To quantify and compare patterns of ventilation heterogeneity between lung lobes in asthma vs. cystic fibrosis (CF) using hyperpolarized helium-3 (HP 3He) MRI and multidetector computed tomography (MDCT).

Seven cystic fibrosis (age: 23±12 years) and 69 asthma subjects with different severities (non-severe: n = 49, 21±12 years; severe: n = 20, 38±14 years) were enrolled in HIPAA-compliant studies with IRB approval. Each subject underwent HP 3He MRI at 1.5T (Signa HDx, GE Healthcare, Milwaukee WI) and MDCT (VCT, GE Medical Systems, Milwaukee, WI) less than 72 hours apart. The 3He scan used a fast 2D multislice gradient-echo sequence with the following parameters: TR/TE = 7.8/4.2 ms; flip angle = 7º; acquisition matrix = 128 × 128; slice thickness = 10 mm for CF and 15 mm for asthma. Proton MRI was performed prior to the 3He scan using a 2D single-shot multislice fast spin echo sequence under equivalent breath-hold conditions (functional residual capacity + ~1L) with acquisition matrix, field of view, slice thickness, and position matching the 3He scan. MDCT was acquired at full inspiration and reconstructed for quantitative measurement at nearly isotropic voxel size with slice thickness = 0.6 mm.

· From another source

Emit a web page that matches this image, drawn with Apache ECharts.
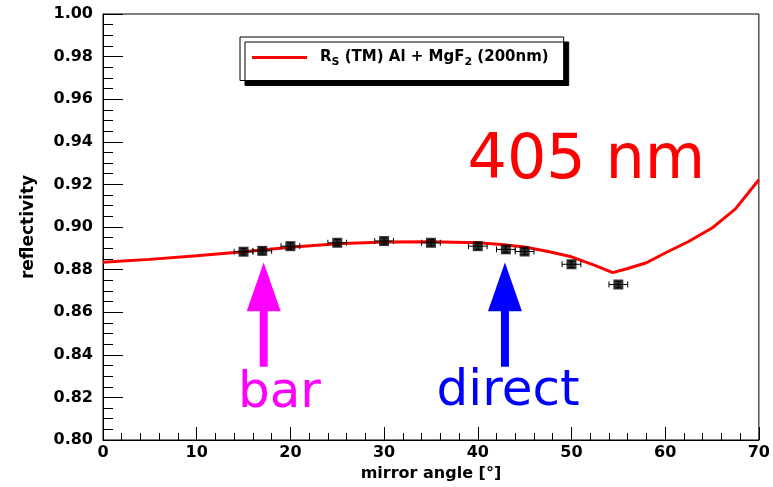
<!DOCTYPE html>
<html><head><meta charset="utf-8">
<script src="https://cdn.jsdelivr.net/npm/echarts@6/dist/echarts.min.js"></script>
<style>html,body{margin:0;padding:0;background:#fff}#c{width:773px;height:487px}</style>
</head><body><div id="c"></div>
<script>
// theory curve: R_S (TM) Al + MgF2 (200nm)
const curveAngles = [0, 5, 10, 15, 20, 25, 30, 35, 40, 42.5, 45, 47.5, 50, 52.5, 54.4, 56, 58, 60, 62.5, 65, 67.5, 70];
const curveRefl   = [0.8835, 0.8848, 0.8865, 0.8884, 0.8905, 0.8921, 0.8930, 0.8931, 0.8926, 0.8918, 0.8906, 0.8885, 0.8860, 0.8820, 0.8786, 0.8805, 0.8832, 0.8878, 0.8932, 0.8995, 0.9085, 0.9222];
// measurements
const measAngles = [15, 17, 20, 25, 30, 35, 40, 43, 45, 50, 55];
const measRefl   = [0.8884, 0.8888, 0.8910, 0.8926, 0.8934, 0.8926, 0.8910, 0.8895, 0.8885, 0.8825, 0.8730];
const angleErr   = [1, 1, 1, 1, 1, 1, 1, 1, 1, 1, 1];
const reflErr    = [0.0015, 0.0015, 0.0015, 0.0015, 0.0015, 0.0015, 0.0015, 0.0015, 0.0015, 0.0015, 0.0015];
// annotations
const arrowLabels = ['bar', 'direct'];
const arrowAngles = [17.15, 42.9];
const arrowColors = ['#ff00ff', '#0000ff'];

const chart = echarts.init(document.getElementById('c'));
const curveData = curveAngles.map((a, i) => [a, curveRefl[i]]);
const measData = measAngles.map((a, i) => [a, measRefl[i]]);
const errData = measAngles.map((a, i) => [a, measRefl[i], angleErr[i], reflErr[i]]);
const bold = 'DejaVu Sans';

chart.setOption({
  animation: false,
  backgroundColor: '#fff',
  grid: { left: 103, right: 13, top: 14, bottom: 44, show: true, borderColor: '#000', borderWidth: 1, backgroundColor: 'transparent' },
  legend: {
    left: 240, top: 37,
    data: [{ name: 'curve', icon: 'rect' }],
    itemWidth: 55, itemHeight: 3, itemGap: 0,
    padding: [13, 15, 13, 12],
    backgroundColor: '#fff', borderColor: '#000', borderWidth: 1, borderRadius: 0,
    shadowColor: '#000', shadowBlur: 0, shadowOffsetX: 5, shadowOffsetY: 5,
    formatter: () => '{n|R}{s|S}{n| (TM) Al + MgF}{s|2}{n| (200nm)}',
    textStyle: {
      padding: [0, 0, 0, 8],
      rich: {
        n: { fontFamily: bold, fontWeight: 'bold', fontSize: 15, color: '#000' },
        s: { fontFamily: bold, fontWeight: 'bold', fontSize: 11, color: '#000', verticalAlign: 'bottom', padding: [9, 0, 0, 0] }
      }
    }
  },
  xAxis: {
    type: 'value', min: 0, max: 70, interval: 10,
    name: 'mirror angle [°]', nameLocation: 'middle', nameGap: 26,
    nameTextStyle: { fontFamily: bold, fontWeight: 'bold', fontSize: 16, color: '#000' },
    axisLine: { lineStyle: { color: '#000', width: 1 } },
    axisTick: { inside: true, length: 13, lineStyle: { color: '#000' } },
    minorTick: { show: true, splitNumber: 5, length: 7, lineStyle: { color: '#000' } },
    splitLine: { show: false },
    axisLabel: { margin: 5, fontFamily: bold, fontWeight: 'bold', fontSize: 16, color: '#000' }
  },
  yAxis: {
    type: 'value', min: 0.80, max: 1.00, interval: 0.02,
    name: 'reflectivity', nameLocation: 'middle', nameGap: 66,
    nameTextStyle: { fontFamily: bold, fontWeight: 'bold', fontSize: 17, color: '#000' },
    axisLine: { show: true, lineStyle: { color: '#000', width: 1 } },
    axisTick: { show: true, inside: true, length: 20, lineStyle: { color: '#000' } },
    minorTick: { show: true, splitNumber: 4, length: 10, lineStyle: { color: '#000' } },
    splitLine: { show: false },
    axisLabel: { margin: 10, fontFamily: bold, fontWeight: 'bold', fontSize: 16, color: '#000', formatter: v => v.toFixed(2) }
  },
  series: [
    {
      name: 'curve', type: 'line', data: curveData, showSymbol: false, symbol: 'none',
      lineStyle: { color: '#ff0000', width: 3 }, itemStyle: { color: '#ff0000' }, z: 2
    },
    {
      name: 'errors', type: 'custom', data: errData, z: 3,
      renderItem: (params, api) => {
        const x = api.value(0), y = api.value(1), ex = api.value(2), ey = api.value(3);
        const l = api.coord([x - ex, y]), r = api.coord([x + ex, y]);
        const t = api.coord([x, y + ey]), b = api.coord([x, y - ey]);
        const st = { stroke: '#000', lineWidth: 1 };
        const c = 3;
        return { type: 'group', children: [
          { type: 'line', shape: { x1: l[0], y1: l[1], x2: r[0], y2: r[1] }, style: st },
          { type: 'line', shape: { x1: l[0], y1: l[1] - c, x2: l[0], y2: l[1] + c }, style: st },
          { type: 'line', shape: { x1: r[0], y1: r[1] - c, x2: r[0], y2: r[1] + c }, style: st },
          { type: 'line', shape: { x1: t[0], y1: t[1], x2: b[0], y2: b[1] }, style: st },
          { type: 'line', shape: { x1: t[0] - c, y1: t[1], x2: t[0] + c, y2: t[1] }, style: st },
          { type: 'line', shape: { x1: b[0] - c, y1: b[1], x2: b[0] + c, y2: b[1] }, style: st }
        ] };
      }
    },
    {
      name: 'data', type: 'scatter', data: measData, symbol: 'rect', symbolSize: 10,
      itemStyle: { color: '#000' }, z: 4
    }
  ]
});

// annotations positioned through the axes
const px = (x, y) => chart.convertToPixel({ gridIndex: 0 }, [x, y]);
const g = [];
arrowAngles.forEach((a, i) => {
  const tip = px(a, 0.8833), head = px(a, 0.8605), tail = px(a, 0.8344);
  g.push({ type: 'polygon', shape: { points: [[tip[0], tip[1]], [tip[0] - 17, head[1]], [tip[0] + 17, head[1]]] }, style: { fill: arrowColors[i] } });
  g.push({ type: 'rect', shape: { x: tip[0] - 4, y: head[1] - 1, width: 8, height: tail[1] - head[1] + 1 }, style: { fill: arrowColors[i] } });
});
const textPos = [[14.4, 0.8335], [35.6, 0.8344]];
arrowLabels.forEach((t, i) => {
  const p = px(textPos[i][0], textPos[i][1]);
  g.push({ type: 'text', x: p[0], y: p[1], style: { text: t, fill: arrowColors[i], font: '50px "Comic Sans MS", "DejaVu Sans"', textAlign: 'left', textVerticalAlign: 'top' } });
});
const wp = px(38.9, 0.9451);
g.push({ type: 'text', x: wp[0], y: wp[1], style: { text: '405 nm', fill: '#ff0000', font: '62px "Comic Sans MS", "DejaVu Sans"', textAlign: 'left', textVerticalAlign: 'top' } });
chart.setOption({ graphic: g });
</script>
</body></html>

The right and left lungs were segmented on proton MRI using a region-growing method written in MATLAB (MathWorks, Natick, MA). The lung lobes (right upper–RUL, middle–RML and lower–RLL; left upper–LUL and lower–LLL) were segmented manually by drawing the fissure lines on the proton image while referring to the anatomically-matched CT slice.¹ The proton image was registered to the 3He image using 3D affine registration by Advanced Normalization Tools.² The adaptive K-means method³ was used to measure ventilation defect percent (VDP) by lung lobe.

A linear mixed-effects model was used to perform pairwise comparison of VDP among lobes within each subject group. A p < 0.05 was considered significant.

The examples of segmented defects in color-coded lobes (Fig.1) show typical results, with larger focal defects in CF compared to asthma. Although the lungs with severe asthma have larger defects than non-severe asthma, all asthma cases yield similar variation patterns in VDP among the lobes (Fig.2) with RML more affected than RLL, LUL, and LLL with all p < 0.04 (Table 1). In CF subjects, the RUL was most affected (all p < 0.02), with upper lobes generally more defected than lower lobes.The sources of airway obstruction in CF and asthma are known to differ. Obstruction in asthma is thought to be due to a combination of central airway remodeling and small-airway inflammation, while CF is thought to be dominated by central airway obstruction due to mucus plugging. Consistent with the variations in VDP, the airway tree segmented on MDCT using VIDA (VIDA Diagnostics v2.0, Coralville, IA) demonstrated noticeably more pruning in the RUL of a CF subject relative to a subject with non-severe asthma (Fig.3). However, further quantitative analysis such as airway counts, wall thickness, and lumen area by lobe is needed to associate lobar VDP with local airway obstruction. Using HP gas MRI to assess lobar ventilation heterogeneity in different disease processes may reveal the patterns of disease progression in asthma, CF, and other obstructive lung diseases. Lobar VDP assessed via a combination of HP 3He and MDCT demonstrates disease-related patterns of heterogeneity that are not reflected in whole-lung VDP measurements. These may serve as more sensitive imaging biomarkers for disease progression or treatment effect in obstructive lung disease.